When the first round series is going to six games baby! Photo by David Richard-USA TODAY Sports

Toronto Raptors vs. Indiana Pacers

The Hate: Toronto is a paper tiger, Indiana is a boring rebuild in search of an identity

Yes, it's been a mere 15 years since Toronto made it past the first round. Yes, they are a flawed team that plays its home games in a weird cold wasteland of snow and poutine. They've got a lot to prove and a bout against the Paul George/Monta Ellis Pacers is pretty much the stuff that NBATV or CSPAN2 was made for. And yet, fuck that. I don't want to live a single day without watching Monta Ellis unleash a myopic fury on literally every play. If you hate that, then you hate life.

Hate Take: The last two minutes of a NBA Finals Game are more exciting. Didn't anyone teach you that it is about the journey, not agonizing over the decision to foul when up by three?

Miami Heat vs. Charlotte Hornets

The Hate: The Miami Heat are playing the Charlotte Hornets

OK, fair enough. There's nothing to defend here. The long-con Heat may reach the second round but even that isn't going to stop Spencer Hawes from voting for Donald Trump and making a big deal about it. We're on the verge of a fascist takeover in this country so you owe it to yourself to enjoy Jeremy Lin's haircut.

Hate Take: The postseason is toooooo long. Exile yourself from the village for this putrid and predictable take. So sorry that this isn't the thirty-seconds-of-fury gratification of March Madness. Respect the beautiful slog, use the communal spirit inherent in Dr. Naismith's game, and go outside and connect with your fellow humans. Then go inside where there is a TV and watch it for, like, two months.

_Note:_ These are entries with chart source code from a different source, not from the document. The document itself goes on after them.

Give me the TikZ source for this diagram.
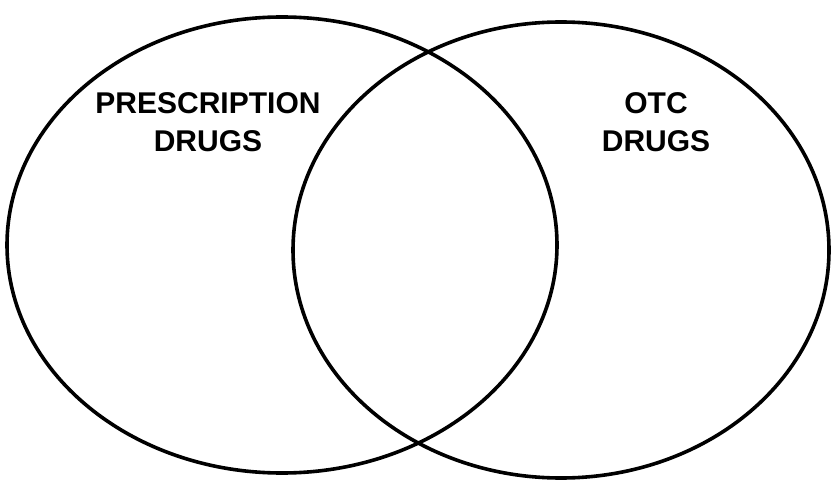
\documentclass[tikz,border=0pt]{standalone}
\usepackage{fontspec}
\setmainfont{Liberation Sans}
\tikzset{
  venn/.style={draw=black, line width=3.6pt, ellipse, inner sep=0pt},
  lbl/.style={font=\bfseries\fontsize{30}{38}\selectfont, align=center, text=black}
}
\usetikzlibrary{shapes.geometric}
\begin{document}
\begin{tikzpicture}[x=1pt,y=1pt]
\useasboundingbox (0,0) rectangle (834,485);
\draw[venn] (282,240) ellipse [x radius=275, y radius=228];
\draw[venn] (561,235) ellipse [x radius=268, y radius=228];
\node[lbl] (presc) at (208,363) {PRESCRIPTION\\DRUGS};
\node[lbl] (otc) at (656,363) {OTC\\DRUGS};
\end{tikzpicture}
\end{document}
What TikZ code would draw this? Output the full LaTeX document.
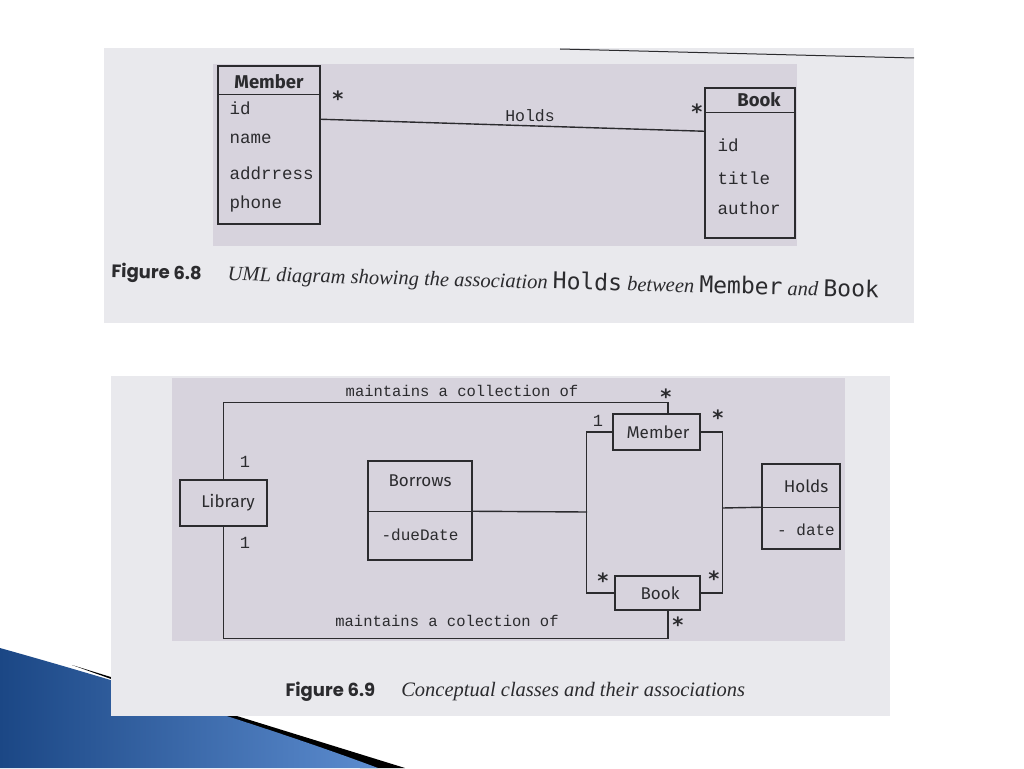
\documentclass[tikz,border=0pt]{standalone}
\usepackage{fontspec}
\setmainfont{Liberation Serif}
\setsansfont{Fira Sans}
\setmonofont{Liberation Mono}
\newfontfamily\capmono{DejaVu Sans Mono}
\newfontfamily\figfont{Poppins}
\usetikzlibrary{shapes}
\usetikzlibrary{arrows}
\definecolor{ink}{HTML}{2B2B2E}
\definecolor{paper}{HTML}{E9E9ED}
\definecolor{hatch}{HTML}{D7D3DD}
\definecolor{swoopA}{HTML}{1B4785}
\definecolor{swoopB}{HTML}{5C8CCF}

\begin{document}
\begin{tikzpicture}[x=1pt,y=-1pt]
	\tikzstyle{cls}=[rectangle,draw=ink,line width=1.5pt,inner sep=0pt]
	\tikzstyle{head}=[text=ink,font=\sffamily\fontsize{17}{17}\selectfont]
	\tikzstyle{bhead}=[text=ink,font=\sffamily\bfseries\fontsize{18.5}{18.5}\selectfont]
	\tikzstyle{attr}=[text=ink,anchor=west,font=\ttfamily\fontsize{17.5}{17.5}\selectfont]
	\tikzstyle{mult}=[text=ink,font=\ttfamily\fontsize{17}{17}\selectfont]
	\tikzstyle{star}=[text=ink,inner sep=0pt,font=\capmono\bfseries\fontsize{21}{21}\selectfont]
	\tikzstyle{assoc}=[draw=ink,line width=1.4pt]
	\useasboundingbox (0,0) rectangle (1024,768);

	% slide swoosh
	\fill[black] (72,665) -- (405,768) -- (360,768) -- cycle;
	\shade[left color=swoopA,right color=swoopB] (0,648) .. controls (150,690) and (290,735) .. (378,768) -- (0,768) -- cycle;

	% figure 6.8
	\fill[paper] (104,48) rectangle (914,323);
	\fill[hatch] (213,64) rectangle (797,246);
	\draw[ink,line width=1pt] (560,49) -- (914,58);
	\node[cls,minimum width=102pt,minimum height=158pt] (m1) at (269,145) {};
	\draw[ink,line width=1.5pt] ([yshift=-29pt]m1.north west) -- ([yshift=-29pt]m1.north east);
	\node[bhead] (m1h) at (269,82) {Member};
	\node[attr] (m1a) at (226,108) {id};
	\node[attr] (m1b) at (226,139) {name};
	\node[attr] (m1c) at (226,173) {addrress};
	\node[attr] (m1d) at (226,204) {phone};
	\node[cls,minimum width=90pt,minimum height=150pt] (b1) at (750,163) {};
	\draw[ink,line width=1.5pt] ([yshift=-25pt]b1.north west) -- ([yshift=-25pt]b1.north east);
	\node[bhead] (b1h) at (759,100) {Book};
	\node[attr] (b1a) at (714,145) {id};
	\node[attr] (b1b) at (714,178) {title};
	\node[attr] (b1c) at (714,208) {author};
	\draw[assoc] ([yshift=-54pt]m1.north east) -- ([yshift=-44pt]b1.north west);
	\node[text=ink,font=\ttfamily\fontsize{16.5}{16.5}\selectfont] (hl) at (530,116) {Holds};
	\node[star] (s1) at (338,99) {*};
	\node[star] (s2) at (697,112) {*};
	\node[anchor=west,rotate=-1.5,text=ink,font=\itshape\fontsize{20.5}{20.5}\selectfont] (cap1) at (108,271)
		{{\figfont\upshape\bfseries\fontsize{18}{18}\selectfont Figure 6.8}\hspace{26pt}UML diagram showing the association {\capmono\upshape\fontsize{23}{23}\selectfont Holds} between {\capmono\upshape\fontsize{23}{23}\selectfont Member} and {\capmono\upshape\fontsize{23}{23}\selectfont Book}};

	% figure 6.9
	\fill[paper] (111,376) rectangle (890,716);
	\fill[hatch] (172,378) rectangle (845,641);
	\node[cls,minimum width=87pt,minimum height=46pt] (lib) at (223.5,503) {};
	\node[head] (libt) at (228,503) {Library};
	\node[cls,minimum width=104pt,minimum height=99pt] (bor) at (420,510.5) {};
	\draw[ink,line width=1.5pt] ([yshift=-51pt]bor.north west) -- ([yshift=-51pt]bor.north east);
	\node[head] (bort) at (420,481) {Borrows};
	\node[attr,anchor=center,font=\ttfamily\fontsize{16}{16}\selectfont] (bora) at (420,535) {-dueDate};
	\node[cls,minimum width=87pt,minimum height=36pt] (mem) at (656.5,432) {};
	\node[head] (memt) at (658,432) {Member};
	\node[cls,minimum width=85pt,minimum height=34pt] (book) at (657.5,593) {};
	\node[head] (bookt) at (660,593) {Book};
	\node[cls,minimum width=78pt,minimum height=85pt] (hld) at (801,506.5) {};
	\draw[ink,line width=1.5pt] ([yshift=-44pt]hld.north west) -- ([yshift=-44pt]hld.north east);
	\node[head] (hldt) at (806,486) {Holds};
	\node[attr,anchor=center,font=\ttfamily\fontsize{16}{16}\selectfont] (hlda) at (806,530) {- date};
	\coordinate (lj) at (587,512);
	\coordinate (rj) at (722,508);
	\draw[assoc] (lib.north) -- ++(0,-77) -| ([xshift=11.5pt]mem.north);
	\draw[assoc] (lib.south) -- ++(0,112) -| ([xshift=10.5pt]book.south);
	\draw[assoc] (mem.west) -- ++(-26,0) |- (book.west);
	\draw[assoc] (mem.east) -- ++(22,0) |- (book.east);
	\draw[assoc] ([yshift=-51pt]bor.north east) -- (lj);
	\draw[assoc] (rj) -- ([yshift=-44pt]hld.north west);
	\node[text=ink,font=\ttfamily\fontsize{15.5}{15.5}\selectfont] (mt) at (462,391) {maintains a collection of};
	\node[text=ink,font=\ttfamily\fontsize{15.5}{15.5}\selectfont] (mb) at (447,621) {maintains a colection of};
	\node[mult] (o1) at (245,462) {1};
	\node[mult] (o2) at (245,543) {1};
	\node[mult] (o3) at (598,421) {1};
	\node[star] (s3) at (666,397) {*};
	\node[star] (s4) at (718,418) {*};
	\node[star] (s5) at (603,581) {*};
	\node[star] (s6) at (714,579) {*};
	\node[star] (s7) at (678,625) {*};
	\node[anchor=west,text=ink,font=\itshape\fontsize{20.5}{20.5}\selectfont] (cap2) at (282,692)
		{{\figfont\upshape\bfseries\fontsize{18}{18}\selectfont Figure 6.9}\hspace{26pt}Conceptual classes and their associations};
\end{tikzpicture}
\end{document}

Atlanta Hawks vs. Boston Celtics

The Hate: The Hawks are good but being just good is lame, the Celtics are untested, and in the end both will fall so who cares

How could anyone hate this series? This is the series that every NBA aesthete has been waiting for. The Celtics are basically a bunch of overweight nerds who, through good parenting and a rousing "NEVER SAY DIE, BRO" attitude, took control of their destiny the way you've probably never been able to. So there's the envy factor. The Hawks represent the last best hope for a team without a transcendent talent to go all the way, or at least all the way to a six-game series in the Conference Finals. Rowdy defenses, no distrust of pushing the pace. Enjoy the Isiah Thomas dervish routine and the technocrat tranquility of Al Horford and Paul Millsap as they exploit angles and elbows. Enjoy the basketball.